6. Daniel Stong Longhouse

Toronto oldest buildings

John Griffiths/Wikimedia Commons

Address: 1000 Murray Ross Parkway

Year built: 1816

Now part of the Black Creek Pioneer Village, the Daniel Stong Longhouse is the oldest building there. It was built by Daniel Stong and Elizabeth Fisher Stong and they lived there with their family until 1832 at which point it became an outbuilding used for poultry and storage, according to Black Creek Pioneer Village.

7. The Grange

Reimar/Shutterstock

Address: 317 Dundas Street West

Year built: 1817

This historic building in downtown Toronto is best known for being part of the Art Gallery of Ontario.
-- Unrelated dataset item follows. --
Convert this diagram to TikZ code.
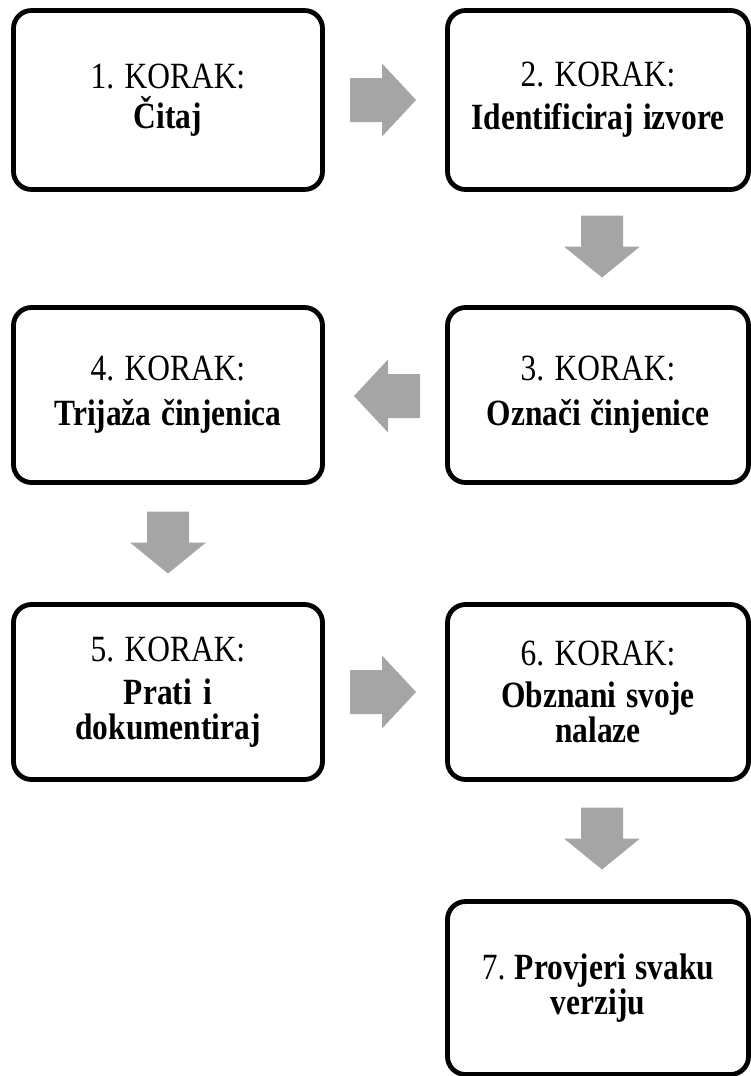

It was built for D’Arcy Boulton, one of the members of the very powerful Boulton family, and was then passed onto his son, former Mayor of Toronto William Henry Boulton. According to the AGO, his widow bequeathed the home to the Art Museum of Toronto — now known as the AGO.

8. Gray Grist Mill

Colin McConnell/Toronto Public Library

Address: 12 Bushbury Drive

Year built: 1819

This old grist mill was built by James Gray and his four brothers on property that is now part of the Donalda Club in North York. It’s no longer used as a mill and instead is used for storage by the golf club, the Toronto Public Library says.

9. Snider Backhouse

Google Maps

Address: 1000 Murray Ross Parkway

Year built: 1820

Tucked away behind the Daniel Stong Longhouse at the Black Creek Pioneer Village, hidden in the tree line, is a little wooden outhouse that would make anyone grateful for indoor plumbing.

10. Daniel Stong Smokehouse and Butchery

Google Maps

Address: 1000 Murray Ross Parkway

Year built: 1820

Daniel Stong certainly left his footprint on early Toronto architecture, and also built this smokehouse next to his longhouse. The building had a fire in 1965 but was rebuilt and reopened to the public that same year, according to Black Creek Pioneer Village.